Synthesis and photovoltaic properties of organic photosensitizer using D-π-D type 4, 5-diazafluorene ligand and derivatives for efficient dye-sensitized solar cell


Cebeci C., Kilicarslan F. , Gurbuz O. , Firat Y. , Okutan M. , Erden İ.

Dyes and Pigments, vol.134, pp.77-82, 2016 (Journal Indexed in SCI Expanded) identifier identifier

  • Publication Type: Article / Article
  • Volume: 134
  • Publication Date: 2016
  • Doi Number: 10.1016/j.dyepig.2016.06.048
  • Journal Name: Dyes and Pigments
  • Journal Indexes: Science Citation Index Expanded, Scopus
  • Page Numbers: pp.77-82
  • Keywords: Dye-sensitized solar cell, Optical spectra, 4,5-Diazafluorene, Photovoltaic, Zinc and ruthenium complex, PERFORMANCE, COMPLEXES, BRIDGE

Abstract

© 2016 Elsevier LtdIn this paper, we synthesized and characterized ligand and complexes (Zn and Ru) and studied photovoltaic properties for dye-sensitized solar cells (DSSC) of new substances substituted with 4,5-Diazafluorene groups.
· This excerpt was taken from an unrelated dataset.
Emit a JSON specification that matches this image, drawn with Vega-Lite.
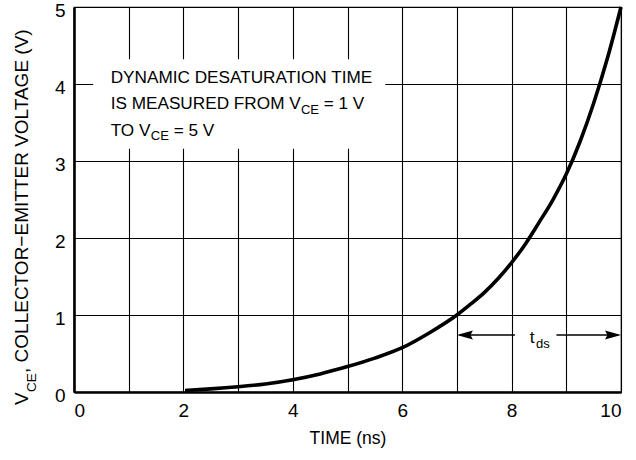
{
  "$schema": "https://vega.github.io/schema/vega-lite/v6.json",
  "width": 547,
  "height": 385,
  "autosize": {"type": "none"},
  "padding": {"left": 74, "top": 7, "right": 15, "bottom": 68},
  "background": "white",
  "config": {
    "view": {"stroke": "black", "strokeWidth": 1.2},
    "font": "Liberation Sans",
    "text": {"font": "Liberation Sans", "color": "black"}
  },
  "datasets": {
    "curve": [
      {"x": 2.03, "y": 0.02},
      {"x": 2.5, "y": 0.04},
      {"x": 3, "y": 0.068},
      {"x": 3.5, "y": 0.105},
      {"x": 4, "y": 0.16},
      {"x": 4.5, "y": 0.235},
      {"x": 5, "y": 0.33},
      {"x": 5.5, "y": 0.44},
      {"x": 6, "y": 0.575},
      {"x": 6.5, "y": 0.77},
      {"x": 7, "y": 1.0},
      {"x": 7.25, "y": 1.14},
      {"x": 7.5, "y": 1.29},
      {"x": 7.75, "y": 1.47},
      {"x": 8, "y": 1.68},
      {"x": 8.25, "y": 1.92},
      {"x": 8.5, "y": 2.2},
      {"x": 8.75, "y": 2.49},
      {"x": 9, "y": 2.83},
      {"x": 9.25, "y": 3.25},
      {"x": 9.5, "y": 3.75},
      {"x": 9.75, "y": 4.33},
      {"x": 10, "y": 5.0}
    ],
    "box": [{"x": 0.35, "x2": 5.69, "y": 3.16, "y2": 4.32}],
    "notes": [
      {"x": 0.67, "y": 4.009, "t": "DYNAMIC DESATURATION TIME"},
      {"x": 0.67, "y": 3.671, "t": "IS MEASURED FROM V"},
      {"x": 4.565, "y": 3.671, "t": "= 1 V"},
      {"x": 0.67, "y": 3.329, "t": "TO V"},
      {"x": 1.822, "y": 3.329, "t": "= 5 V"},
      {"x": 8.33, "y": 0.64, "t": "t"}
    ],
    "subs": [
      {"x": 4.148, "y": 3.613, "t": "CE"},
      {"x": 1.404, "y": 3.27, "t": "CE"},
      {"x": 8.445, "y": 0.575, "t": "ds"}
    ],
    "ytitle": [
      {"x": -0.85, "y": -0.169, "t": "V"},
      {"x": -0.85, "y": 0.247, "t": ", COLLECTOR−EMITTER VOLTAGE (V)"}
    ],
    "ytitlesub": [
      {"x": -0.695, "y": 0.0, "t": "CE"}
    ],
    "shafts": [
      {"x": 7.05, "x2": 8.06, "y": 0.74},
      {"x": 8.82, "x2": 9.95, "y": 0.74}
    ]
  },
  "layer": [
    {
      "data": {"name": "curve"},
      "mark": {"type": "line", "interpolate": "monotone", "color": "black", "strokeWidth": 3.6},
      "encoding": {
        "x": {
          "field": "x", "type": "quantitative",
          "scale": {"domain": [0, 10], "nice": false, "zero": false},
          "axis": {
            "values": [0, 1, 2, 3, 4, 5, 6, 7, 8, 9, 10],
            "labelExpr": "datum.value % 2 === 0 ? format(datum.value, 'd') : ''",
            "grid": true, "gridColor": "black", "gridWidth": 1.1, "gridOpacity": 1,
            "ticks": false,
            "domainColor": "black", "domainWidth": 2.6,
            "labelFontSize": 19, "labelColor": "black", "labelPadding": 9, "labelFont": "Liberation Sans",
            "title": "TIME (ns)", "titleFontSize": 17.5, "titleFontWeight": "normal", "titleColor": "black",
            "titlePadding": 9, "titleFont": "Liberation Sans"
          }
        },
        "y": {
          "field": "y", "type": "quantitative",
          "scale": {"domain": [0, 5], "nice": false, "zero": false},
          "axis": {
            "values": [0, 0.5, 1, 1.5, 2, 2.5, 3, 3.5, 4, 4.5, 5],
            "labelExpr": "datum.value % 1 === 0 ? format(datum.value, 'd') : ''",
            "grid": true, "gridColor": "black", "gridWidth": 1.1, "gridOpacity": 1,
            "ticks": false,
            "domainColor": "black", "domainWidth": 2.6,
            "labelFontSize": 19, "labelColor": "black", "labelPadding": 9, "labelOffset": 3,
            "labelFont": "Liberation Sans",
            "title": null
          }
        }
      }
    },
    {
      "data": {"name": "box"},
      "mark": {"type": "rect", "fill": "white", "stroke": null},
      "encoding": {
        "x": {"field": "x", "type": "quantitative"},
        "x2": {"field": "x2"},
        "y": {"field": "y", "type": "quantitative"},
        "y2": {"field": "y2"}
      }
    },
    {
      "data": {"name": "notes"},
      "mark": {"type": "text", "align": "left", "baseline": "alphabetic", "fontSize": 17.2},
      "encoding": {
        "x": {"field": "x", "type": "quantitative"},
        "y": {"field": "y", "type": "quantitative"},
        "text": {"field": "t"}
      }
    },
    {
      "data": {"name": "subs"},
      "mark": {"type": "text", "align": "left", "baseline": "alphabetic", "fontSize": 13},
      "encoding": {
        "x": {"field": "x", "type": "quantitative"},
        "y": {"field": "y", "type": "quantitative"},
        "text": {"field": "t"}
      }
    },
    {
      "data": {"name": "ytitle"},
      "mark": {"type": "text", "align": "left", "baseline": "alphabetic", "fontSize": 19, "angle": 270},
      "encoding": {
        "x": {"field": "x", "type": "quantitative"},
        "y": {"field": "y", "type": "quantitative"},
        "text": {"field": "t"}
      }
    },
    {
      "data": {"name": "ytitlesub"},
      "mark": {"type": "text", "align": "left", "baseline": "alphabetic", "fontSize": 13.5, "angle": 270},
      "encoding": {
        "x": {"field": "x", "type": "quantitative"},
        "y": {"field": "y", "type": "quantitative"},
        "text": {"field": "t"}
      }
    },
    {
      "data": {"name": "shafts"},
      "mark": {"type": "rule", "color": "black", "strokeWidth": 1.5},
      "encoding": {
        "x": {"field": "x", "type": "quantitative"},
        "x2": {"field": "x2"},
        "y": {"field": "y", "type": "quantitative"}
      }
    },
    {
      "data": {"values": [{"x": 7.146, "y": 0.74}]},
      "mark": {"type": "point", "shape": "M-1,0L1,-0.55L0.7,0L1,0.55Z", "size": 256, "filled": true, "color": "black", "opacity": 1, "strokeWidth": 0},
      "encoding": {
        "x": {"field": "x", "type": "quantitative"},
        "y": {"field": "y", "type": "quantitative"}
      }
    },
    {
      "data": {"values": [{"x": 9.854, "y": 0.74}]},
      "mark": {"type": "point", "shape": "M1,0L-1,-0.55L-0.7,0L-1,0.55Z", "size": 256, "filled": true, "color": "black", "opacity": 1, "strokeWidth": 0},
      "encoding": {
        "x": {"field": "x", "type": "quantitative"},
        "y": {"field": "y", "type": "quantitative"}
      }
    }
  ]
}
The structural of the compounds were determined by FTIR, UV–Vis Spectrometer, H NMR, MS spectroscopic data and elemental analysis. The photovoltaic and electrochemical properties of these compounds were investigated and the applicability of these synthesized compounds in DSSCs as photosensitizers was studied. The photovoltaic cell efficiencies (PCE) of the devices were in the range of 0.580–2.015% under simulated AM 1.5 solar irradiation of 100 mW/cm2, and the highest open-circuit voltage (Voc) reached 0.34 V. When comparing the photovoltaic performance of the three DSSC devices, it seen that PCE assumes the following: DF-Ru > DF-Zn > DF. The PCE value of 2.015% (short photocurrent density, Jsc = 18.82 mA/cm2, Voc = 0.34 V, and fill factor, FF = 0.315) was obtained with a DSSC based on DF-Ru under AM irradiation (100 mW/cm2). DSSC based on DF-Zn produced efficiency of 1.430% whereas DSSC based DF exhibited the device performance with efficiency of 0.580% under illumination. These results suggest that DF-Zn and DF-Ru complexes displayed better photovoltaic activity than pure DF under visible light irradiation.